Congress 2011: Dr. Jordan Stanger-Ross on Japanese-Canadian property seizures

Canadians today are aware that their federal government interned Japanese Canadians during the Second World War, but what ever happened to the homes and property seized during the internments?

by Mark Collin Reid

Posted June 1, 2011

Many Canadians today are aware that their federal government rounded up Japanese Canadians during the Second World War and shipped them off to internment camps the interior of British Columbia.

Considered a threat due to Japan’s involvement in the war, these citizens were ordered removed from coastal areas — a decision that proved both traumatic and life altering for the internees. But what ever happened to the homes and property seized during the internments?

Historian Dr. Jordan Stanger-Ross of the University of Victoria is studying that very question. He is researching an event that occurred between 1943 and 1945 in a section of the Downtown Eastside of Vancouver that forever changed the complexion of the community. Four hundred properties were seized from their rightful Japanese-Canadian owners and sold.

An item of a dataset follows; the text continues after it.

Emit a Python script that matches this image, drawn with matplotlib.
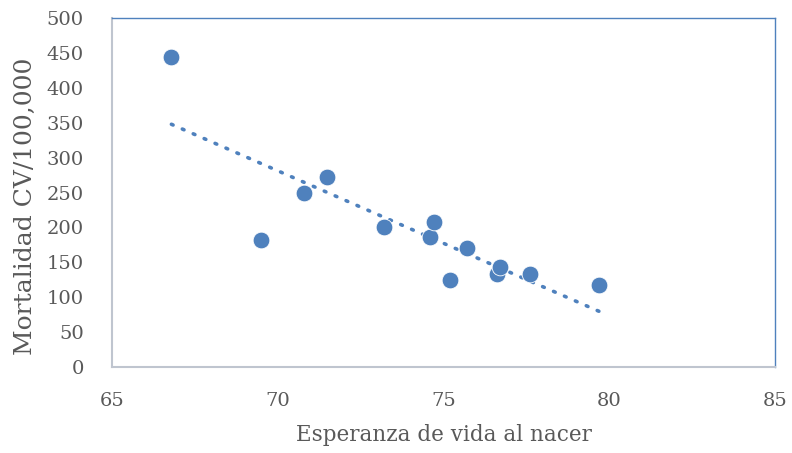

“It’s one of the low points of Canadian history,” Stanger-Ross told a group of historians attending his presentation, titled “Who Bought Vancouver’s Japantown?” at the annual Canadian Historical Association meeting in Fredericton, New Brunswick.

He says the seizures took place during a period of “racist political culture” in British Columbia. In a way, it was a form of slum clearance with the ultimate goal of placing the community back in the hands of “white” British Columbians.

“There are clearly people who envision this as an opportunity to consolidate white holding of B.C., to eradicate Japanese ownership, to realize longstanding racist goals in B.C.,” he says.

“In the case of the east end… a transfer to white ownership would have been a fashion of slum clearance, and that was part of the excitement of city aldermen about the process.”

Ironically, this transfer to white ownership didn’t totally occur. Stanger-Ross says that the advisory board created to oversee the process of selling the seized homes usually sold to the highest bidder, regardless of the buyers’ race, thereby thwarting the goals of the provincial and federal officials who sought to create white homogeneity in the community.

The study is part of a larger project on real estate and the urban history of east Vancouver. Stanger-Ross, whose research and teaching examines the history of immigration, race, and ethnicity in Canada and the United States, hopes his study shines new light on policy and how it is implemented, taking into account the complexity of these types of events.